Standing in a warehouse full of your products is intimidating. Endless rows of products and bundles intended for your future customers.
But do you have enough inventory for those customers? Is your warehouse optimized to get orders to them in time?
There is little room for error when moving products from the warehouse to the customer’s doorstep. One mistake or delay is all it takes to impact your company’s reputation and revenue stream.
But there are many common challenges in ecommerce logistics that lead to problems. Warehouse operations can quickly break down due to an inventory miscount or issues with your back-end warehouse logistics.
Warehouse optimization plans can offset these problems. We’ll explore what warehouse optimization means, why it is important, and how to create your optimization plan.
Importance of Warehouse Optimization
- Inventory management
Warehouses are central to ecommerce success because they store the most important part of the business – inventory.
No matter what kind of warehouse you use, the internal processes must be as efficient as possible. Prioritizing efficiency ensures timely order fulfillment for the end customer and minimizes costs through an effective supply chain. Optimizing warehouses allows firms to make the best use of space to create a productive and profitable environment.
Warehouse optimization does not mean sacrificing the quality of service to save on costs.
- Business growth
Regardless of whether a business is new to managing a warehouse or has been doing so for years, warehouse optimization should guide all internal procedures. Especially for a new business, it can help build a strong foundation for future success and growth.
For businesses already with a functional warehouse, it can assist in streamlining your inventory management strategy and improve areas that are not performing to their full potential.
Besides efficient warehouse operation, optimizing workflows also translates to financial benefits. As we know, a lot of things have to go right to fulfill a single order.
- Safe workplaces
One last reason to consider optimization is for the positive human impact it creates.
It’s easy to forget that real people work in warehouses where material handling equipment such as forklifts and pallet jacks are common.

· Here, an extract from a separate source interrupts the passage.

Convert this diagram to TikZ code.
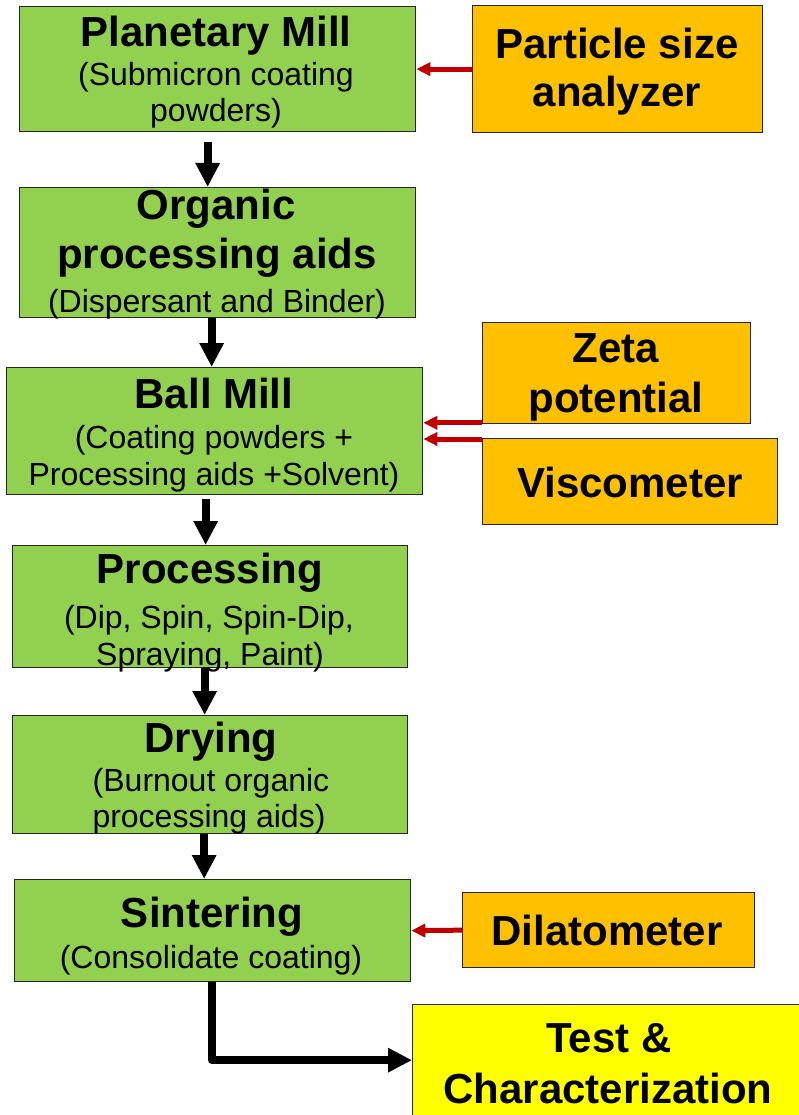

A warehouse without the structure to address the movement of these tools and the safety of employees can ruin staff morale and lead to insurance claims in case of a serious accident or injury.
The Benefits of Warehouse Optimization
Warehouse automation consists of two parts ─ process automation and physical automation.
Whereas the prior refers to the automation of manual processes such as data collection for inventory purposes, physical automation refers to the use of tools such as drones and robots to assist in the movement of goods.
Here’s how these benefits translate to more profit:
- Accurate matching of labor to workload
A defined organizational structure in which each employee is working to his/her full potential minimizes worker fatigue and the need to pay overtime in times of high workload.
- Better planning and forecasting
Being able to plan and forecast inventory demands allows warehouses to better plan for the future. Having this data makes it easier to allocate resources without having to incur extra costs.
- More return customers
Providing good customer service (timely delivery) is one of the key deciding factors when it comes to repeat business. Optimizing a warehouse creates conditions in which high-demand items in-demand are always stocked, leading to timely order fulfillment.
When all this automation is combined, it creates a reliable system of flowing inventory, better inventory procedures, and faster packing processes. This all translates to improved order fulfillment rates.
The secret behind a successful warehouse is not just a good location, first-mover advantage, or pure luck. It is optimization.
Just like any business, warehouses must adapt to changes in the market or otherwise risk failure.
Warehouse optimization is a long-term project, and businesses should have a plan before they construct their warehouse. However, that doesn’t mean you can not start to make changes to your existing warehouses.
Using the information in this article can set you on the right track for overhauling your warehousing strategy to your benefit.